There are so many prophecies in Scripture about Christ. Someone once said that in the Old Testament there are over one thousand promises about Christ: His birth, the place of His birth, His ministry, His miracles, His teaching, His suffering and death, His resurrection, His inclusion of the Gentiles every one of them fulfilled in Jesus.

B Jesus is the fulfillment not just of the prophets but also of the law. First, Jesus is the fulfillment, in and of Himself, of the ceremonial laws and rules about worship. The earthly tabernacle and temple, for instance, are but pale imitations of what God, in Christ, has established for us in heaven (Heb 8:5). And, the law's sacrifices are but a shadow of Christ's sacrifice upon the cross (Heb 10:1).

Second, Christ is also the fulfillment or the fulfiller of the Law's moral requirements. As the Son of God Jesus is eternally above the law; yet, He came as one under obedience to the law. I'm reminded of what Paul wrote to the church of Galatia:
(Gal 4:4) But when the time had fully come, God sent his Son, born of a woman, born under law ...
As we read the Gospels we can't help but notice how very careful our Lord was to observe the law; He obeyed it down to the smallest detail. Not only that, but He also taught others to love and obey the law. At the end of His life there was nothing of the law, not a jot or a tittle, that He had broken or disobeyed or violated. So Christ fulfilled the law by His perfect and unwavering obedience to it.
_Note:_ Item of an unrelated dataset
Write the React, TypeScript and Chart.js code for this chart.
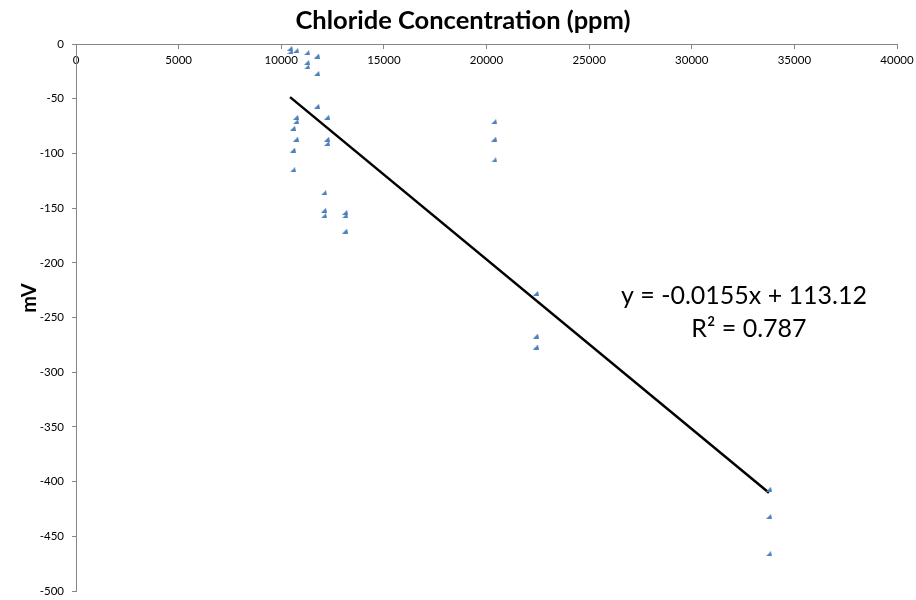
import { useEffect, useRef } from "react";
import { Chart, registerables } from "chart.js";

Chart.register(...registerables);

// Chloride concentration (ppm) against electrode potential (mV)
const chloridePpm = [
  10430, 10450, 10720, 11250, 11740, 11250, 11250, 11740, 11740, 10720, 10720,
  10570, 10720, 10570, 10570, 12230, 12230, 12230, 12080, 12080, 12080, 13110,
  13110, 13110, 20370, 20370, 20370, 22410, 22410, 22410, 33760, 33760, 33760,
];
const millivolts = [
  -4, -7, -6, -8, -11, -17, -21, -27, -57, -67, -71,
  -77, -87, -97, -115, -67, -87, -91, -136, -152, -157, -154,
  -157, -171, -71, -87, -106, -228, -267, -277, -407, -432, -466,
];

// Linear trendline
const slope = -0.0155;
const intercept = 113.12;
const rSquared = "0.787";

// Axis ranges
const xRange = [0, 40000];
const xStep = 5000;
const yRange = [-500, 0];
const yStep = 50;

const axisGrey = "#868686";
const markerBlue = "#4F81BD";

function makeMarker(): HTMLCanvasElement {
  const c = document.createElement("canvas");
  c.width = 6;
  c.height = 5;
  const g = c.getContext("2d")!;
  g.fillStyle = markerBlue;
  g.beginPath();
  g.moveTo(0, 5);
  g.lineTo(6, 5);
  g.lineTo(5, 0);
  g.closePath();
  g.fill();
  return c;
}

// Trendline equation and the rotated value-axis caption
const annotations = {
  id: "annotations",
  afterDatasetsDraw(chart: any) {
    const { ctx, chartArea } = chart;
    const ax = (f: number) => chartArea.left + chartArea.width * f;
    const ay = (f: number) => chartArea.top + chartArea.height * f;
    ctx.save();
    ctx.fillStyle = "#000";
    ctx.textAlign = "center";
    ctx.textBaseline = "middle";
    ctx.font = "25px Lato";
    ctx.fillText(`y = ${slope}x + ${intercept}`, ax(0.8136), ay(0.4607));
    ctx.fillText(`R² = ${rSquared}`, ax(0.8197), ay(0.521));
    ctx.translate(30, ay(0.4644));
    ctx.rotate(-Math.PI / 2);
    ctx.font = "bold 20px Lato";
    ctx.fillText("mV", 0, 0);
    ctx.restore();
  },
};

const plainNumber = (v: string | number) => String(v);

export default function App() {
  const canvasRef = useRef<HTMLCanvasElement | null>(null);

  useEffect(() => {
    if (!canvasRef.current) return;
    const points = chloridePpm.map((x, i) => ({ x, y: millivolts[i] }));
    const xMin = Math.min(...chloridePpm);
    const xMax = Math.max(...chloridePpm);
    const trend = [
      { x: xMin, y: slope * xMin + intercept },
      { x: xMax, y: slope * xMax + intercept },
    ];
    const marker = makeMarker();

    const chart = new Chart(canvasRef.current, {
      type: "scatter",
      data: {
        datasets: [
          {
            label: "mV",
            data: points,
            pointStyle: marker as any,
            pointRadius: 3,
            backgroundColor: markerBlue,
            borderColor: markerBlue,
          },
          {
            label: "Linear",
            data: trend,
            showLine: true,
            pointRadius: 0,
            borderColor: "#000",
            borderWidth: 2.5,
          },
        ],
      },
      options: {
        responsive: false,
        animation: false,
        events: [],
        layout: { padding: { top: 0, right: 19, bottom: 9, left: 29 } },
        plugins: {
          legend: { display: false },
          tooltip: { enabled: false },
          title: {
            display: true,
            text: "Chloride Concentration (ppm)",
            color: "#000",
            font: { family: "Lato", size: 25.5, weight: "bold" },
            padding: { top: 5, bottom: 8.4 },
          },
        },
        scales: {
          x: {
            type: "linear",
            position: { y: 0 } as any,
            min: xRange[0],
            max: xRange[1],
            afterFit: (scale: any) => {
              scale.paddingLeft = 0;
              scale.paddingRight = 0;
            },
            ticks: {
              stepSize: xStep,
              color: "#000",
              font: { family: "Lato", size: 11.5 },
              padding: 5,
              maxRotation: 0,
              callback: plainNumber,
            },
            grid: {
              drawOnChartArea: false,
              tickLength: 4,
              tickColor: axisGrey,
            },
            border: { color: axisGrey, width: 1 },
          },
          y: {
            type: "linear",
            position: "left",
            min: yRange[0],
            max: yRange[1],
            afterFit: (scale: any) => {
              scale.width = 47;
              scale.paddingTop = 0;
              scale.paddingBottom = 0;
            },
            ticks: {
              stepSize: yStep,
              color: "#000",
              font: { family: "Lato", size: 11.5 },
              padding: 8,
              callback: plainNumber,
            },
            grid: {
              drawOnChartArea: false,
              tickLength: 4,
              tickColor: axisGrey,
            },
            border: { color: axisGrey, width: 1 },
          },
        },
      },
      plugins: [annotations],
    });

    return () => chart.destroy();
  }, []);

  return (
    <div style={{ position: "fixed", left: 0, top: 0, width: 916, height: 600, background: "#fff" }}>
      <canvas ref={canvasRef} width={916} height={600} />
    </div>
  );
}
It was especially on the cross, however, that Christ fulfilled the law. Because of the Fall in the Garden God had pronounced judgment on all sin. Punishment of sin must be carried out. The law must be fulfilled. And it was, at Golgotha, when Christ suffered the punishment demanded by the law.

C We can and must go a step further than this yet. Did you know, Christ also fulfills the law in us and through us by means of the Spirit? Jesus fulfills the righteousness demanded by the law when He, with His Spirit, works that righteousness within us.
Topic: Obedience
Subtopic: To God
Index:
Date:
Title: Stay Here And Keep Them

A church member went to his pastor, Phillips Brooks, to tell him he was going to the Holy Land. He said that it was his intention to visit Mount Sinai. "In fact," the man told the minister, "I plan to climb to the top of that mountain and when I get there read aloud the Ten Commandments."
Thinking this would please Dr. Brooks, the church member was surprised to hear his pastor say, "You know, I can think of something even better than that." The man responded, "You can, Pastor? And what might that be?"
Brooks replied rather bluntly, "Just this. Instead of traveling thousands of miles to read the Ten Commandments on Mount Sinai, why not stay right here at home and keep them?"
That is good advice for all of us. If we truly believe that Christ has fulfilled the law, then we will let Him work the law's righteousness in us and through us.

Conclusion
(Mt 5:17) "Do not think that I have come to abolish the Law or the Prophets; I have not come to abolish them but to fulfill them."